November 5, the world’s oil producers and their customers entered a new period of uncertainty on Monday as further American economic sanctions against Iran came into force. Washington aims to reduce Iran’s oil exports to zero by implementing the aggressive sanctions. Although intended to impact only Iran, it is unlikely that global oil prices will remain stable as Iran is the fifth-largest oil exporter in the world. During the last period of sanctions, 2.4 million barrels of Iranian crude oil per day were lost from the global market.
The Caucasus region has a long-standing history of economic ties with Iran, including in the energy sector. Uncertainty currently hangs in the region, as the impacts of the sanctions on Iran’s neighboring countries, Georgia, Armenia, and Azerbaijan, remains to be seen.
Azerbaijan, a major exporter of crude oil and natural gas, currently collaborates with Iran on projects, such as shared ownership of Caspian oil and gas fields. The country may well benefit from the Iranian sanctions as their oil profits will rise as prices increase. Although Washington granted a waiver for “the development of natural gas and the construction and operation of a pipeline to transport natural gas from Azerbaijan, the shared ownership of projects is still complex.
Azerbaijan also imports small volumes of Iranian gas for local consumption. As Georgia relies heavily on Azerbaijani gas, this could have an impact on Georgians. Indeed, Georgia is expected to important around 2.7 billion cubic meters of gas from Azerbaijan this year alone. In addition, Azerbaijani export commitments are aided by the use of Iran to transit gas from Turkmenistan to mainland Azerbaijan. Iranian sanctions on Iran would make this more difficult.
However, SOCAR spokesman Ibrahim Ahmadov told Eurasia net that an increase in domestic production has halted the gas imports via Iran. “A big part of imported gas was used to fill our gas storage during summer which is then re-exported in winter when there is higher demand” There are currently more than 3 billion cubic meters of gas in storage, with further Russian important due by the end of the year. SOCAR doesn’t foresee any shortages. “There should be no problems with the gas supply in Georgia,” Ahmadov stated.
Georgia’s reliance on Azerbaijan and Iran for its gas supply is not the only potential side-effect of the sanctions on the country. The weakening Iranian economy affects the import and export market, as the two countries regularly trade together.

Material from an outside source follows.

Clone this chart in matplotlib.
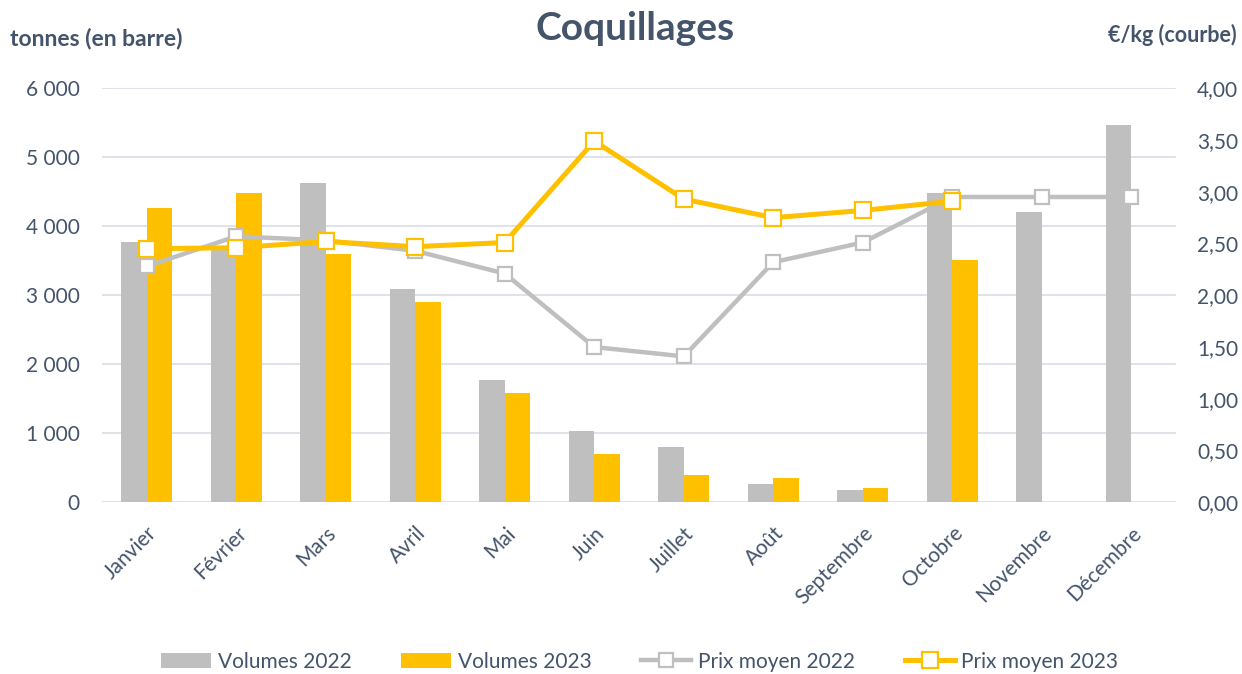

However, the restrictions could also benefit some industries, for example, shipping. Sanctions have led to an increased turnover of goods in Georgian ports, as they have led to price hikes at Bandar Abbas, the Iranian port. Currently, one of the biggest competitions to Poti, transportation costs of $1,000 – $1,200 per container from Bandar Abbas to Armenia or Azerbaijan, have increased the number of goods flowing through Poti. In fact, it is estimated that the volume of total turnover of goods in Georgian ports could increase by 15 – 20% if the sanctions remain until the end of 2019.
U.S. National Security Adviser John Bolton, recently visited all three Caucasus countries to attempt to garner support for the U.S.-imposed Iranian sanctions. The success of these visits remains inconclusive. The new round of sanctions imposed on November 5 didn’t spare any of the Caucasus states.
Although none of the countries in the Caucasus import Iranian crude oil, they reply on Iran in some way for natural gas. The exact impact this may have on Georgia remains unclear until the scope of the sanctions becomes evident. Georgia must find a way to balance its regional interests and those of the West to achieve the best interests for the country.